31 Wednesday   Miss Robertson planted a Deodar on lawn in front of the pantry window. Miss Annie planted a Deodar and a Picea grandis, both near the library. Miss Henrietta planted a Deodar and Picea pinsapo, both near the little walk leading to the flower garden.

 

1869-1870 Settling In

Autumn at Palé Hall via http://www.palehall.co.uk
Autumn at Palé Hall via http://www.palehall.co.uk

During these years, at the beginning of his work in the new garden at Palé, Thomas Ruddy only writes sporadically in the diary. It is obvious that he was working hard; in June 1870 he reports having been ‘ill with debility’ .  There were also the responsibilities  of a new wife and baby. This was the first post in which Thomas was responsible for laying out a new garden entirely.

Unfortunately, Thomas gives no detail about the layout or development of the gardens. The Robertson family planted vines in the hot-houses in January and February 1870: Mr Dean, Mr. Robertson’s nephew also planted a vine – TR comments that Mr. Dean had been a very kind friend in many ways.’

It is here that Thomas mentions William Pamplin for the first time, in early 1870 undated:

Another gentleman, who I now name for the first time, Mr. Pamplin, has been a most interesting friend during the last year.  Mr & Mrs Pamplin have got a house in the village where they have lived for some years.  I knew him by name when I first went to the garden as Mr. Pamplin the publisher of the ‘Phytologist’  He is a good botanist, so that we had rambles together.

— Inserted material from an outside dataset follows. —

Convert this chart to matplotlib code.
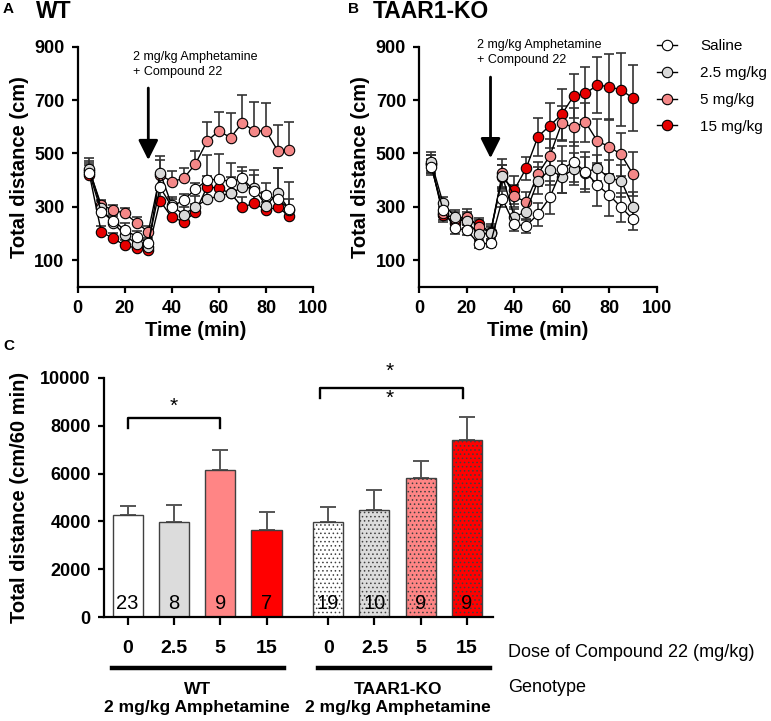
import matplotlib
matplotlib.use("Agg")
import matplotlib.pyplot as plt
import numpy as np
from matplotlib.lines import Line2D

plt.rcParams["font.family"] = ["Liberation Sans", "DejaVu Sans"]
plt.rcParams["hatch.linewidth"] = 0.6
plt.rcParams["hatch.color"] = "#333333"

# ---------------------------------------------------------------------------
# Data
# ---------------------------------------------------------------------------
time_min = [5, 10, 15, 20, 25, 30, 35, 40, 45, 50, 55, 60, 65, 70, 75, 80, 85, 90]
dose_labels = ["Saline", "2.5 mg/kg", "5 mg/kg", "15 mg/kg"]

# panel A, WT (mean, SEM)
wt_saline = [425, 281, 248, 213, 188, 163, 373, 300, 325, 365, 400, 403, 394, 406, 360, 344, 328, 291]
wt_saline_err = [40, 25, 25, 25, 20, 20, 50, 30, 22, 25, 94, 93, 69, 42, 78, 46, 116, 103]
wt_25 = [441, 295, 240, 194, 160, 150, 428, 305, 270, 300, 328, 340, 350, 373, 369, 304, 350, 288]
wt_25_err = [40, 25, 25, 25, 25, 25, 62, 30, 30, 40, 60, 60, 60, 60, 50, 50, 95, 40]
wt_5 = [435, 306, 288, 275, 240, 206, 420, 394, 406, 460, 546, 584, 559, 615, 584, 584, 510, 512]
wt_5_err = [35, 20, 20, 20, 20, 20, 55, 40, 40, 50, 73, 70, 91, 104, 110, 106, 96, 107]
wt_15 = [420, 206, 181, 156, 144, 138, 322, 260, 244, 279, 375, 369, 350, 298, 313, 288, 298, 265]
wt_15_err = [35, 20, 20, 20, 20, 20, 40, 30, 30, 30, 40, 40, 40, 40, 40, 30, 40, 20]

# panel B, TAAR1-KO (mean, SEM)
ko_saline = [450, 288, 219, 213, 160, 163, 329, 234, 228, 272, 335, 440, 468, 431, 381, 344, 298, 253]
ko_saline_err = [30, 25, 20, 20, 15, 15, 30, 25, 25, 43, 62, 87, 76, 75, 77, 78, 54, 40]
ko_25 = [469, 313, 262, 246, 197, 200, 415, 262, 281, 398, 438, 413, 440, 428, 446, 406, 398, 300]
ko_25_err = [35, 25, 25, 25, 25, 25, 40, 30, 30, 50, 55, 60, 60, 60, 48, 70, 60, 56]
ko_5 = [460, 275, 255, 262, 225, 203, 425, 340, 317, 423, 491, 613, 598, 617, 546, 525, 496, 422]
ko_5_err = [35, 25, 25, 30, 25, 25, 53, 40, 40, 46, 62, 65, 71, 73, 82, 103, 82, 82]
ko_15 = [460, 268, 240, 255, 234, 205, 410, 363, 444, 563, 604, 646, 715, 725, 756, 750, 738, 707]
ko_15_err = [35, 25, 25, 25, 25, 30, 45, 52, 44, 71, 84, 94, 82, 100, 106, 123, 137, 124]

# panel C, total distance over 60 min
bar_doses = ["0", "2.5", "5", "15", "0", "2.5", "5", "15"]
bar_means = [4250, 3960, 6140, 3630, 3990, 4490, 5830, 7410]
bar_sem = [400, 710, 840, 770, 600, 810, 700, 960]
bar_n = [23, 8, 9, 7, 19, 10, 9, 9]
bar_pos = [0, 1, 2, 3, 4.33, 5.33, 6.33, 7.33]

# ---------------------------------------------------------------------------
# Style
# ---------------------------------------------------------------------------
line_colors = ["white", "#d9d9d9", "#f48888", "#e60000"]
bar_colors = ["white", "#dcdcdc", "#ff8585", "#ff0000",
              "white", "#dcdcdc", "#ff8585", "#ff0000"]
bar_hatch = [None, None, None, None, "....", "....", "....", "...."]

fig = plt.figure(figsize=(7.71, 7.21), dpi=100)
W, H = 771, 721


def px_axes(x0, y_top, x1, y_bot):
    return fig.add_axes([x0 / W, 1 - y_bot / H, (x1 - x0) / W, (y_bot - y_top) / H])


def style_axes(ax):
    for side in ("top", "right"):
        ax.spines[side].set_visible(False)
    for side in ("left", "bottom"):
        ax.spines[side].set_linewidth(1.6)
    ax.tick_params(direction="out", length=4.5, width=1.6, labelsize=13, pad=5)
    for lab in ax.get_xticklabels() + ax.get_yticklabels():
        lab.set_fontweight("bold")


def time_course(ax, series, errs, both_sides):
    handles = []
    # higher doses first so the saline trace ends up on top
    for i in reversed(range(4)):
        y = np.array(series[i])
        e = np.array(errs[i])
        yerr = e if both_sides else [np.zeros_like(e), e]
        ax.errorbar(time_min, y, yerr=yerr, fmt="none", ecolor="#333333",
                    elinewidth=1.2, capsize=3.6, capthick=1.2, zorder=2 + i * 0.1)
        (h,) = ax.plot(time_min, y, "-o", color="black", lw=1.0,
                       markerfacecolor=line_colors[i], markeredgecolor="black",
                       markeredgewidth=0.8, markersize=7.5, zorder=3 + (3 - i))
        handles.append(h)
    handles.reverse()

    ax.set_xlim(0, 100)
    ax.set_ylim(0, 900)
    ax.set_xticks(range(0, 101, 20))
    ax.set_yticks(range(100, 901, 200))
    ax.set_xlabel("Time (min)", fontsize=14.5, fontweight="bold", labelpad=3)
    ax.set_ylabel("Total distance (cm)", fontsize=14.5, fontweight="bold", labelpad=4)
    style_axes(ax)
    return handles


def arrow_note(ax, text_x, text_y, top, tip):
    ax.annotate("", xy=(30, tip), xytext=(30, top),
                arrowprops=dict(arrowstyle="-|>,head_length=0.6,head_width=0.3",
                                lw=2.0, color="black", mutation_scale=20,
                                shrinkA=0, shrinkB=0))
    ax.text(text_x, text_y, "2 mg/kg Amphetamine\n+ Compound 22", fontsize=9,
            va="center", ha="left", linespacing=1.25)


# ---------------------------------------------------------------------------
# A: WT
# ---------------------------------------------------------------------------
ax_a = px_axes(77.7, 46.7, 313, 286.7)
time_course(ax_a, [wt_saline, wt_25, wt_5, wt_15],
            [wt_saline_err, wt_25_err, wt_5_err, wt_15_err], both_sides=False)
arrow_note(ax_a, 23.6, 833, 745, 475)

# ---------------------------------------------------------------------------
# B: TAAR1-KO
# ---------------------------------------------------------------------------
ax_b = px_axes(419.3, 46.7, 656.7, 286.7)
handles = time_course(ax_b, [ko_saline, ko_25, ko_5, ko_15],
                      [ko_saline_err, ko_25_err, ko_5_err, ko_15_err], both_sides=True)
arrow_note(ax_b, 24.2, 878, 786, 482)

ax_b.legend(handles, dose_labels, loc="upper left", bbox_to_anchor=(1.0, 1.03),
            frameon=False, fontsize=11, handlelength=1.35, handletextpad=1.5,
            labelspacing=0.83, borderaxespad=0, borderpad=0, numpoints=1)

# panel letters and titles
fig.text(3 / W, 1 - 9 / H, "A", fontsize=11, fontweight="bold", va="center")
fig.text(36 / W, 1 - 11 / H, "WT", fontsize=16.5, fontweight="bold", va="center")
fig.text(348 / W, 1 - 9 / H, "B", fontsize=11, fontweight="bold", va="center")
fig.text(373 / W, 1 - 11 / H, "TAAR1-KO", fontsize=16.5, fontweight="bold", va="center")
fig.text(3 / W, 1 - 346 / H, "C", fontsize=11, fontweight="bold", va="center")

# ---------------------------------------------------------------------------
# C: total distance bars
# ---------------------------------------------------------------------------
ax_c = px_axes(104, 378, 493, 617)
ax_c.errorbar(bar_pos, bar_means, yerr=[np.zeros(len(bar_sem)), bar_sem], fmt="none",
              ecolor="#555555", elinewidth=1.4, capsize=5.5, capthick=1.4, zorder=1)
for i, (x, m) in enumerate(zip(bar_pos, bar_means)):
    ax_c.bar(x, m, width=0.65, color=bar_colors[i], edgecolor="#404040",
             linewidth=1.0, hatch=bar_hatch[i], zorder=2)
    ax_c.text(x, 570, str(bar_n[i]), ha="center", va="center", fontsize=14.5, zorder=4)

ax_c.set_xlim(-0.51, 7.89)
ax_c.set_ylim(0, 10000)
ax_c.set_yticks(range(0, 10001, 2000))
ax_c.set_xticks(bar_pos)
ax_c.set_xticklabels(bar_doses)
ax_c.set_ylabel("Total distance (cm/60 min)", fontsize=14.5, fontweight="bold", labelpad=8)
style_axes(ax_c)
ax_c.tick_params(axis="x", length=5.5, labelsize=14, pad=11)

# significance brackets
ax_c.plot([0, 0, 2, 2], [7920, 8340, 8340, 7920], color="black", lw=1.7, clip_on=False)
ax_c.text(1.0, 8820, "*", ha="center", va="center", fontsize=15)
ax_c.plot([4.15, 4.15, 7.24, 7.24], [9150, 9590, 9590, 9150], color="black", lw=1.7,
          clip_on=False)
ax_c.text(5.65, 10260, "*", ha="center", va="center", fontsize=15, clip_on=False)
ax_c.text(5.65, 9146, "*", ha="center", va="center", fontsize=15)

# group underlines and labels
trans = ax_c.get_xaxis_transform()
for x0, x1 in [(-0.33, 3.38), (4.12, 7.83)]:
    ax_c.add_line(Line2D([x0, x1], [-0.213, -0.213], transform=trans, color="black",
                         lw=3.2, clip_on=False))
ax_c.text(1.5, -0.341, "WT\n2 mg/kg Amphetamine", transform=trans, ha="center",
          va="center", fontsize=12.5, fontweight="bold", linespacing=1.25)
ax_c.text(5.83, -0.341, "TAAR1-KO\n2 mg/kg Amphetamine", transform=trans, ha="center",
          va="center", fontsize=12.5, fontweight="bold", linespacing=1.25)
ax_c.text(8.21, -0.149, "Dose of Compound 22 (mg/kg)", transform=trans, ha="left",
          va="center", fontsize=13)
ax_c.text(8.21, -0.297, "Genotype", transform=trans, ha="left", va="center", fontsize=13)

fig.savefig("out.png", dpi=100)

May 20 Friday Mr Pamplin and I went to Pont-y-Glyn where we found the toothwort. We both enjoyed ourselves very much.

On 22 June, Wednesday Mr. Ellis of Brynbwlan and I went to the town of Barmouth, for the first time to me. I enjoyed myself exceedingly, and found many seaside plants new to me.

During last month [June] I became very ill with debility. I have been very faint and weak. I have brought it on by over-work – I have been so anxious to make Palé nice and satisfactory , both to Mr. Robertson and myself.  Dr. Hughes ordered me to the sea side, so that my wife, baby and myself left here for Towyn on 22 August, Monday. Towyn is a quiet, nice watering place, so that we had a pleasant time of it, but I was too weak to enjoy myself much. We lodged at the farmhouse of Tyddyndu with John Roberts, an acquaintance of Mr. Ellis. [ Mr Ellis shown in 1881 Census as farmer of Brynbwlan – where TR lodged before moving into his house in Palé gardens.] During my stay I botanised along the seaside from near Aberdovey to the river Dysini, and a good deal of Towyn Marsh. I found many plants new to me too numerous to mention. We stayed for a week which gave me much strength.

My wife and I went to the sale at Aberhirnant on the 28 September, Wednesday. I thought it a beautiful locality.

24 & 25 October I was with Mr. Dean at Chester buying trees at Eaton Rd Nurseries. Mr. Dean and Mr. Joshua Dean, who also went, were very kind to me. I felt much better when I got back.